(Stored data)

● ● ● ● ● ● ●

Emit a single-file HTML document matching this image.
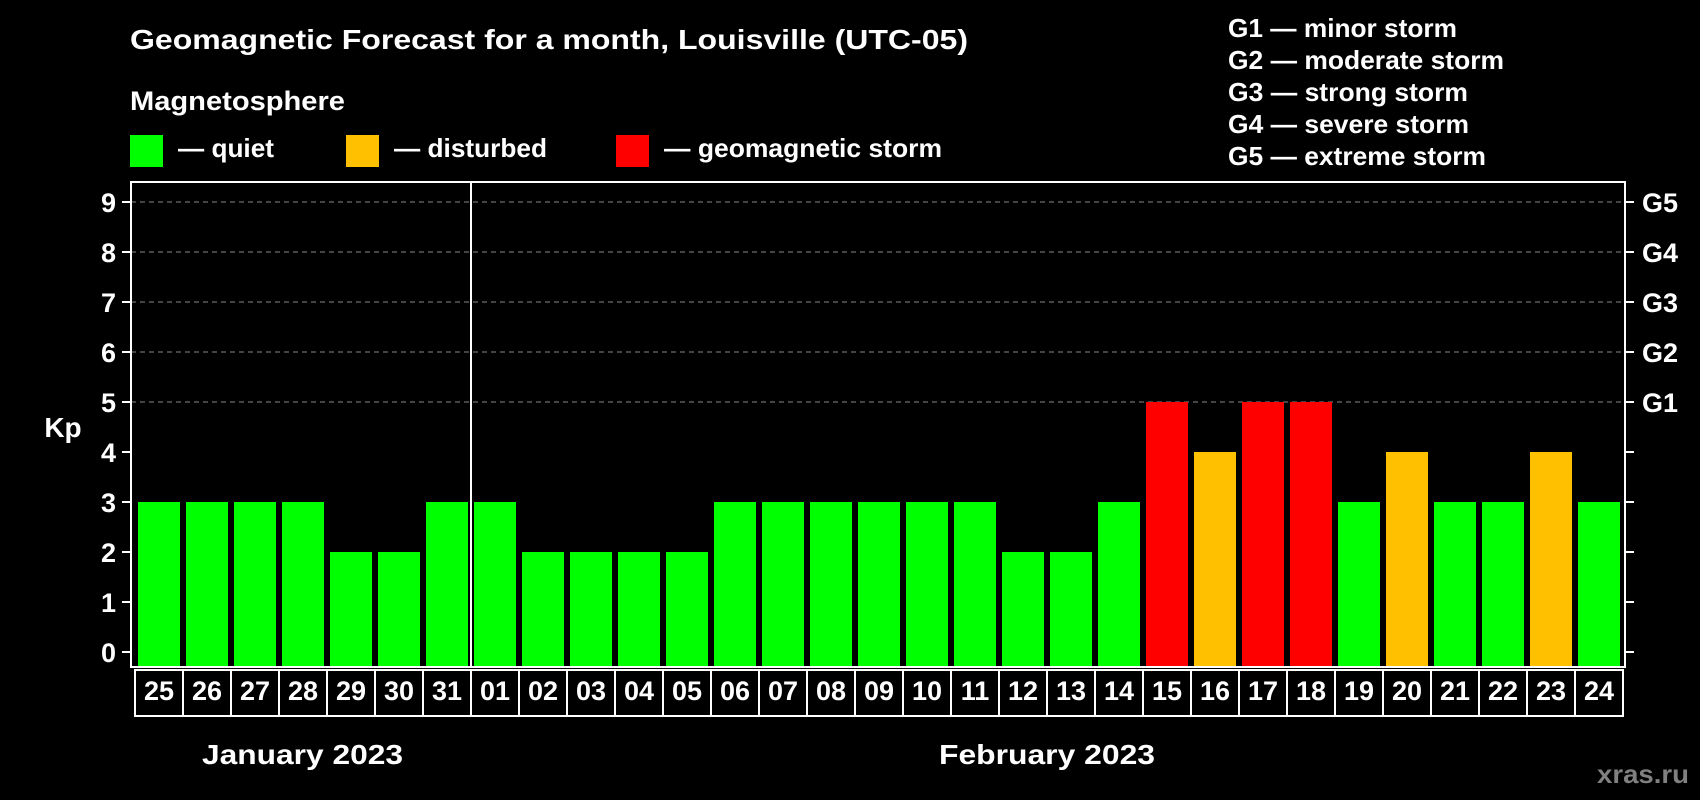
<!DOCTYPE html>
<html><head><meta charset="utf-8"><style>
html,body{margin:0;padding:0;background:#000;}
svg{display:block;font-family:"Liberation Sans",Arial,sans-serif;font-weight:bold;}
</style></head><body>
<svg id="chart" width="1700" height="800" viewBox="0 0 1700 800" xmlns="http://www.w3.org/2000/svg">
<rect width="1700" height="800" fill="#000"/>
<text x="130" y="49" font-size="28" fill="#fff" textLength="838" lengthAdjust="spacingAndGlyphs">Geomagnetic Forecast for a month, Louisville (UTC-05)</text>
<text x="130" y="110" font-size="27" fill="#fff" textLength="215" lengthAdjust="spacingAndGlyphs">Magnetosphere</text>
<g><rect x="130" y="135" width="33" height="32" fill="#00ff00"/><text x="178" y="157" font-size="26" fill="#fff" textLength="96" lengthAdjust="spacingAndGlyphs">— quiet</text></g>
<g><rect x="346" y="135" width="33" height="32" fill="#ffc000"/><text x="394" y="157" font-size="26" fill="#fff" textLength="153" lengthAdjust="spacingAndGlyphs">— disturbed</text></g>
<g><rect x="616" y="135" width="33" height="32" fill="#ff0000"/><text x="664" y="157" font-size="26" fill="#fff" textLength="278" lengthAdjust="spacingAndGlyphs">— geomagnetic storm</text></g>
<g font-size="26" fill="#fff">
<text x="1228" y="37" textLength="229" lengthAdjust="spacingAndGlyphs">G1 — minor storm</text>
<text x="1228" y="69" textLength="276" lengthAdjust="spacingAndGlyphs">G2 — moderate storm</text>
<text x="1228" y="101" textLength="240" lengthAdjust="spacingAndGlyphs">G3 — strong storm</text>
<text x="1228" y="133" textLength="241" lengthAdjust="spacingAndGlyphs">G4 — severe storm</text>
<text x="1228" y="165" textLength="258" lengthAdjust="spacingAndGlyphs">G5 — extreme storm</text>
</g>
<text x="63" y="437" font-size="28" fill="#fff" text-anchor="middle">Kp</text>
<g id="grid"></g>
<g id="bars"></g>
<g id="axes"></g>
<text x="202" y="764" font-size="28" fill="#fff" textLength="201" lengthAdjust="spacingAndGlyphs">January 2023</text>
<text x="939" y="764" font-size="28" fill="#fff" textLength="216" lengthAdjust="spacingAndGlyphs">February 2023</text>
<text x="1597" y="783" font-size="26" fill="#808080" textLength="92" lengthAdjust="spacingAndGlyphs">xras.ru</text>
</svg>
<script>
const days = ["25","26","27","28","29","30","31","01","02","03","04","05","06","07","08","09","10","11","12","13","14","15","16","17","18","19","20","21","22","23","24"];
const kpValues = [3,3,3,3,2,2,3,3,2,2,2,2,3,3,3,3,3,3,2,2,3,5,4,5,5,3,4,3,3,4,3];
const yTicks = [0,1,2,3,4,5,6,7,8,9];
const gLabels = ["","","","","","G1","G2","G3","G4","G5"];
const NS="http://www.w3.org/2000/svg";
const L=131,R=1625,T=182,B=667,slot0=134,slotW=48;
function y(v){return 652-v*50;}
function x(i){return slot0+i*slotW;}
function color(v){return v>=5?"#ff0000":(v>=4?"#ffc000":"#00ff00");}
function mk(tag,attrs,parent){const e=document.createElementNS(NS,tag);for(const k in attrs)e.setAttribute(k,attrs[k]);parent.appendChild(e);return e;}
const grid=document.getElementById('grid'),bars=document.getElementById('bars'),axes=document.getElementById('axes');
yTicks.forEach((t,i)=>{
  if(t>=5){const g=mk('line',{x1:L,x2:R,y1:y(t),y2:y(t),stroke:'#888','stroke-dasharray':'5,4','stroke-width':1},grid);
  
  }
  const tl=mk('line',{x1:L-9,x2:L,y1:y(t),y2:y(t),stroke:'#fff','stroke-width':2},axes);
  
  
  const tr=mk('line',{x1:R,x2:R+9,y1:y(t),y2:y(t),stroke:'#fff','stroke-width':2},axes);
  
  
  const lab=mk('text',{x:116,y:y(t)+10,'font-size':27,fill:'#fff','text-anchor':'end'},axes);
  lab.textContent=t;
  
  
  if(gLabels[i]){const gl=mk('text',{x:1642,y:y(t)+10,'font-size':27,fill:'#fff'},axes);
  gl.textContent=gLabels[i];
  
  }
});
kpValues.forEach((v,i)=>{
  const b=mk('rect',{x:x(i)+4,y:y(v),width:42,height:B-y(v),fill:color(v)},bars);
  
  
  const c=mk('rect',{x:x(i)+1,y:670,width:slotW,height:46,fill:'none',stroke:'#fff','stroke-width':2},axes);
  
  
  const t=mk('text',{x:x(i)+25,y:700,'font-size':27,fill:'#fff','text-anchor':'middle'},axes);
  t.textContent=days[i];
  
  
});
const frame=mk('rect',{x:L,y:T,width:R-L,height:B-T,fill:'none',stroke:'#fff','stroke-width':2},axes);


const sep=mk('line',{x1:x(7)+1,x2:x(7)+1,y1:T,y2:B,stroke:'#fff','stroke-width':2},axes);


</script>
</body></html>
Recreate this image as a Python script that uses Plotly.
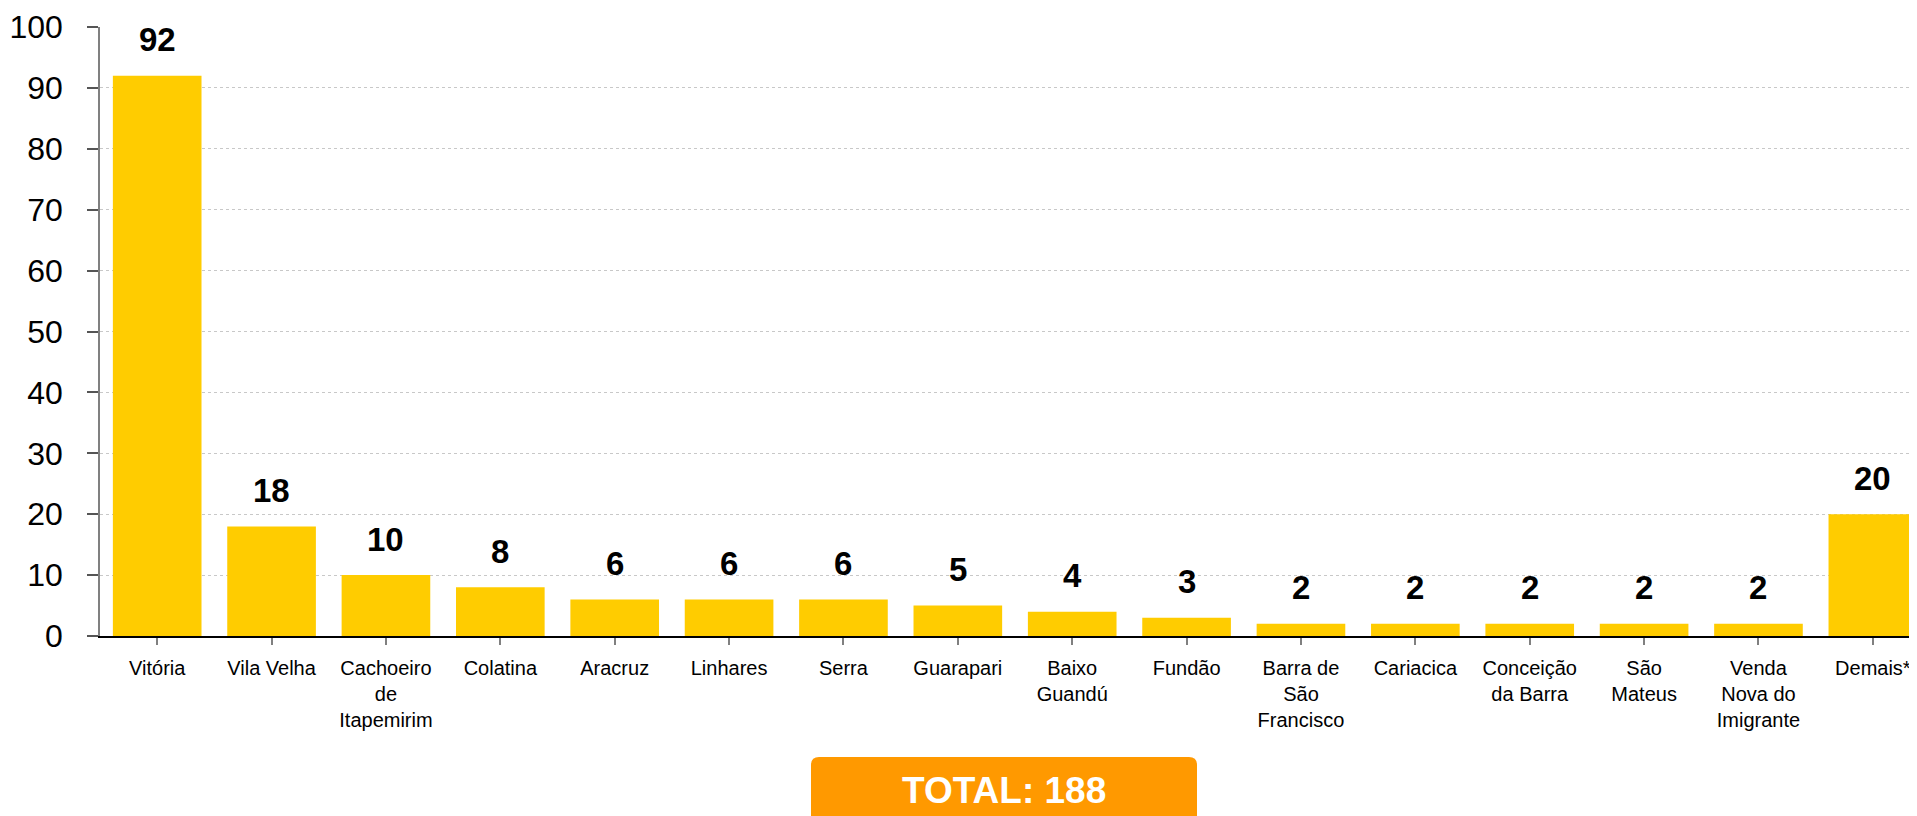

● ● ● ● ● ● ●

Description of the task ▸
Transcribe every entry word for word, but skip the pictures.

Problem solution ▸
Emit a single-file HTML document matching this image.
<!DOCTYPE html>
<html><head><meta charset="utf-8"><style>
html,body{margin:0;padding:0;background:#000;}
svg{display:block;font-family:"Liberation Sans",Arial,sans-serif;font-weight:bold;}
</style></head><body>
<svg id="chart" width="1700" height="800" viewBox="0 0 1700 800" xmlns="http://www.w3.org/2000/svg">
<rect width="1700" height="800" fill="#000"/>
<text x="130" y="49" font-size="28" fill="#fff" textLength="838" lengthAdjust="spacingAndGlyphs">Geomagnetic Forecast for a month, Louisville (UTC-05)</text>
<text x="130" y="110" font-size="27" fill="#fff" textLength="215" lengthAdjust="spacingAndGlyphs">Magnetosphere</text>
<g><rect x="130" y="135" width="33" height="32" fill="#00ff00"/><text x="178" y="157" font-size="26" fill="#fff" textLength="96" lengthAdjust="spacingAndGlyphs">— quiet</text></g>
<g><rect x="346" y="135" width="33" height="32" fill="#ffc000"/><text x="394" y="157" font-size="26" fill="#fff" textLength="153" lengthAdjust="spacingAndGlyphs">— disturbed</text></g>
<g><rect x="616" y="135" width="33" height="32" fill="#ff0000"/><text x="664" y="157" font-size="26" fill="#fff" textLength="278" lengthAdjust="spacingAndGlyphs">— geomagnetic storm</text></g>
<g font-size="26" fill="#fff">
<text x="1228" y="37" textLength="229" lengthAdjust="spacingAndGlyphs">G1 — minor storm</text>
<text x="1228" y="69" textLength="276" lengthAdjust="spacingAndGlyphs">G2 — moderate storm</text>
<text x="1228" y="101" textLength="240" lengthAdjust="spacingAndGlyphs">G3 — strong storm</text>
<text x="1228" y="133" textLength="241" lengthAdjust="spacingAndGlyphs">G4 — severe storm</text>
<text x="1228" y="165" textLength="258" lengthAdjust="spacingAndGlyphs">G5 — extreme storm</text>
</g>
<text x="63" y="437" font-size="28" fill="#fff" text-anchor="middle">Kp</text>
<g id="grid"></g>
<g id="bars"></g>
<g id="axes"></g>
<text x="202" y="764" font-size="28" fill="#fff" textLength="201" lengthAdjust="spacingAndGlyphs">January 2023</text>
<text x="939" y="764" font-size="28" fill="#fff" textLength="216" lengthAdjust="spacingAndGlyphs">February 2023</text>
<text x="1597" y="783" font-size="26" fill="#808080" textLength="92" lengthAdjust="spacingAndGlyphs">xras.ru</text>
</svg>
<script>
const days = ["25","26","27","28","29","30","31","01","02","03","04","05","06","07","08","09","10","11","12","13","14","15","16","17","18","19","20","21","22","23","24"];
const kpValues = [3,3,3,3,2,2,3,3,2,2,2,2,3,3,3,3,3,3,2,2,3,5,4,5,5,3,4,3,3,4,3];
const yTicks = [0,1,2,3,4,5,6,7,8,9];
const gLabels = ["","","","","","G1","G2","G3","G4","G5"];
const NS="http://www.w3.org/2000/svg";
const L=131,R=1625,T=182,B=667,slot0=134,slotW=48;
function y(v){return 652-v*50;}
function x(i){return slot0+i*slotW;}
function color(v){return v>=5?"#ff0000":(v>=4?"#ffc000":"#00ff00");}
function mk(tag,attrs,parent){const e=document.createElementNS(NS,tag);for(const k in attrs)e.setAttribute(k,attrs[k]);parent.appendChild(e);return e;}
const grid=document.getElementById('grid'),bars=document.getElementById('bars'),axes=document.getElementById('axes');
yTicks.forEach((t,i)=>{
  if(t>=5){const g=mk('line',{x1:L,x2:R,y1:y(t),y2:y(t),stroke:'#888','stroke-dasharray':'5,4','stroke-width':1},grid);
  
  }
  const tl=mk('line',{x1:L-9,x2:L,y1:y(t),y2:y(t),stroke:'#fff','stroke-width':2},axes);
  
  
  const tr=mk('line',{x1:R,x2:R+9,y1:y(t),y2:y(t),stroke:'#fff','stroke-width':2},axes);
  
  
  const lab=mk('text',{x:116,y:y(t)+10,'font-size':27,fill:'#fff','text-anchor':'end'},axes);
  lab.textContent=t;
  
  
  if(gLabels[i]){const gl=mk('text',{x:1642,y:y(t)+10,'font-size':27,fill:'#fff'},axes);
  gl.textContent=gLabels[i];
  
  }
});
kpValues.forEach((v,i)=>{
  const b=mk('rect',{x:x(i)+4,y:y(v),width:42,height:B-y(v),fill:color(v)},bars);
  
  
  const c=mk('rect',{x:x(i)+1,y:670,width:slotW,height:46,fill:'none',stroke:'#fff','stroke-width':2},axes);
  
  
  const t=mk('text',{x:x(i)+25,y:700,'font-size':27,fill:'#fff','text-anchor':'middle'},axes);
  t.textContent=days[i];
  
  
});
const frame=mk('rect',{x:L,y:T,width:R-L,height:B-T,fill:'none',stroke:'#fff','stroke-width':2},axes);


const sep=mk('line',{x1:x(7)+1,x2:x(7)+1,y1:T,y2:B,stroke:'#fff','stroke-width':2},axes);


</script>
</body></html>
Recreate this image as a Python script that uses Plotly.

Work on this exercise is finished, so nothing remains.